MSP Alex Rowley has called the illegal tip at Lathalmond an “environmental calamity” after meeting with SEPA officials to discuss the site.

The 30-feet high rubbish dump has been an eyesore for years and it could cost £1 million for the clean-up – with no clear idea about who will pick up the tab.

Mr Rowley met with the Scottish Environment Protection Agency on Friday and said: “SEPA continue to look at the legal options available to them to force action but I have to say after years of being told we had to wait on the legal process completing and the prosecution of the company directors who operated the site before action could be taken, I am not filled with confidence that another drawn out legal process will work.

“I accept the point that the tax payer should not have to pick up the bill but I have asked for more work to be done on all the options available. I am also asking what is the weakness in the law that has allowed this to happen so that it can be addressed through legislation if necessary.

“SEPA have confirmed that they are working with Fife Council and are focussing on the ownership of the commerce park. They have further agreed to look at the options for recycling the materials on the site as the greatest cost of any clean up would be the landfill taxes that would be incurred.

“I have been speaking with a company who specialise in recycling and we now need to establish what can be recycled. SEPA have agreed to examine this further and deal direct with this and any other specialist company to establish the options and we will meet again in six weeks to review those options.”

Ian Buchanan, head of environmental performance from SEPA, said: “Friday’s meeting with Alex Rowley MSP was an important opportunity to discuss the ongoing efforts to bring about the clearance of waste material at the M90 Commerce Park and provide valuable insight into the specific concerns from local communities in the area.

“We welcome his support to proactively engage with the site’s landowners and will provide assistance to any firms interested in recycling waste on site with relevant environmental advice and guidance.

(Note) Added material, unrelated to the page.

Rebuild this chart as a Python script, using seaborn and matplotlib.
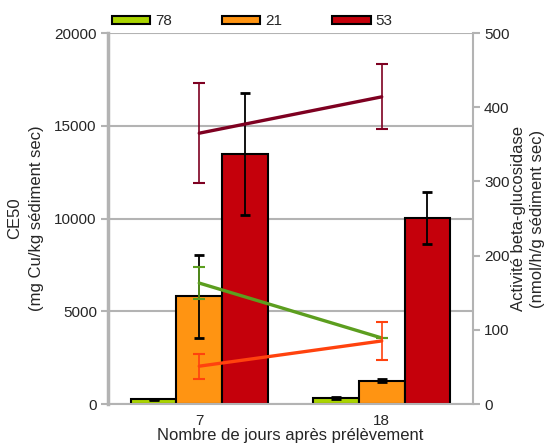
import matplotlib

matplotlib.use("Agg")
import matplotlib.pyplot as plt
import numpy as np
import pandas as pd
import seaborn as sns

# ---------------------------------------------------------------------------
# Data
# ---------------------------------------------------------------------------
days = ["7", "18"]
samples = ["78", "21", "53"]

# bars -> left axis
bar_mean = {"78": [250, 340], "21": [5800, 1250], "53": [13480, 10040]}
bar_err = {"78": [40, 55], "21": [2260, 90], "53": [3300, 1410]}

# lines -> right axis
line_mean = {"78": [163, 89], "21": [51, 85], "53": [365, 414]}
line_err = {"78": [21, 0], "21": [17, 26], "53": [67, 44]}

left_ticks = [0, 5000, 10000, 15000, 20000]
right_ticks = [0, 100, 200, 300, 400, 500]

bar_colors = ["#aad400", "#ff9412", "#c5000b"]
line_colors = ["#5c9e1f", "#ff420e", "#7e0021"]
grey = "#b3b3b3"

sns.set_theme(style="white")
plt.rcParams["font.family"] = ["Liberation Sans", "DejaVu Sans"]
plt.rcParams["font.size"] = 10

bars = pd.DataFrame(
    [(d, s, bar_mean[s][i]) for s in samples for i, d in enumerate(days)],
    columns=["jour", "echantillon", "valeur"],
)
pos = np.arange(len(days))
lines = pd.DataFrame(
    [(pos[i], s, line_mean[s][i]) for s in samples for i in range(len(days))],
    columns=["pos", "echantillon", "valeur"],
)

fig = plt.figure(figsize=(5.47, 4.45), dpi=100)
ax = fig.add_axes([0.1974, 0.0921, 0.6673, 0.8337])

sns.barplot(
    data=bars, x="jour", y="valeur", hue="echantillon",
    order=days, hue_order=samples, palette=bar_colors, saturation=1,
    width=0.75, edgecolor="black", linewidth=1.5,
    errorbar=None, ax=ax,
)
for cont, s in zip(ax.containers, samples):
    xs = [b.get_x() + b.get_width() / 2 for b in cont]
    ys = [b.get_height() for b in cont]
    ax.errorbar(xs, ys, yerr=bar_err[s], fmt="none", ecolor="black",
                elinewidth=1.3, capsize=3.5, capthick=2, zorder=5)

ax.set_xlim(-0.5, len(days) - 0.5)
ax.set_ylim(0, 20000)
ax.set_yticks(left_ticks)
ax.yaxis.grid(True, color=grey, linewidth=1.5)
ax.set_axisbelow(True)
ax.set_xticks(pos)
ax.set_xticklabels(days)
ax.set_xticks(np.arange(len(days) + 1) - 0.5, minor=True)
ax.tick_params(axis="x", which="major", length=0, pad=7)
ax.tick_params(axis="x", which="minor", length=6, width=2, color=grey)
ax.tick_params(axis="y", length=5, width=1.5, color=grey, pad=3, left=True)
for side in ["top", "right"]:
    ax.spines[side].set_visible(False)
ax.spines["left"].set_color(grey)
ax.spines["left"].set_linewidth(2.5)
ax.spines["bottom"].set_color(grey)
ax.spines["bottom"].set_linewidth(1.5)

ax.set_xlabel("Nombre de jours après prélèvement", labelpad=0)
ax.set_ylabel("CE50\n(mg Cu/kg sédiment sec)", linespacing=1.6)
ax.yaxis.set_label_coords(-0.175, 0.5)

# secondary axis with the lines
ax2 = ax.twinx()
sns.lineplot(
    data=lines, x="pos", y="valeur", hue="echantillon",
    hue_order=samples, palette=line_colors, linewidth=2.4,
    legend=False, ax=ax2,
)
for s, c in zip(samples, line_colors):
    ax2.errorbar(pos, line_mean[s], yerr=line_err[s], fmt="none", ecolor=c,
                 elinewidth=1.2, capsize=4, capthick=1.5)

ax2.set_ylim(0, 500)
ax2.set_yticks(right_ticks)
ax2.tick_params(axis="y", length=5, width=1.5, color=grey, pad=3, right=True)
for side in ["top", "left", "bottom"]:
    ax2.spines[side].set_visible(False)
ax2.spines["right"].set_color(grey)
ax2.spines["right"].set_linewidth(1.5)
ax2.set_xlabel("")
ax2.set_ylabel("Activité beta-glucosidase\n(nmol/h/g sédiment sec)",
               linespacing=1.3)
ax2.yaxis.set_label_coords(1.105, 0.5)

sns.move_legend(
    ax, "center left", bbox_to_anchor=(0.205, 0.952),
    bbox_transform=fig.transFigure, ncol=3, frameon=False, title=None,
    handlelength=2.5, handleheight=0.5, handletextpad=0.3,
    columnspacing=3.3, borderpad=0, borderaxespad=0,
)

fig.savefig("out.png", dpi=100)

"We are fully committed to working alongside Fife Council to secure removal of the waste and will provide a further face-to-face update on SEPA’s regulatory work over the coming months.

“As always we will continue to monitor the Lathalmond site for any current or emerging environmental impacts, which at present remain low.”

The site at the entrance to the Lathalmond M90 Commerce Park was operated by First Option Services, who specialised in recycling materials including carpets, plastics and plasterboard until the business ceased trading in June 2012.

The two men in charge of the company, Michael Hope and James Winters, received community payback orders at Dunfermline Sheriff Court in June 2016 after admitting keeping controlled waste – approximately 3,500 tonnes of waste carpet and 3,500 tonnes of waste plasterboard – in a manner likely to cause pollution of the environment or harm to human health.

Mr Rowley added: “I have also asked SEPA to make available the environmental and pollution studies they have carried out on the site and I am attempting to make direct contact with the owners.

“Fife Council have said officers have again surveyed Lathalmond, including checking monitoring boxes, and have confirmed there is no evidence of vermin activity. I am asking them to provide more detail of the survey so that the risk of vermin can be accurately assessed.”

Team manager Dawn Jamieson confirmed that the council’s pest control team have checked the site using test bait around the perimeter and entrance and there is no evidence of vermin in the area.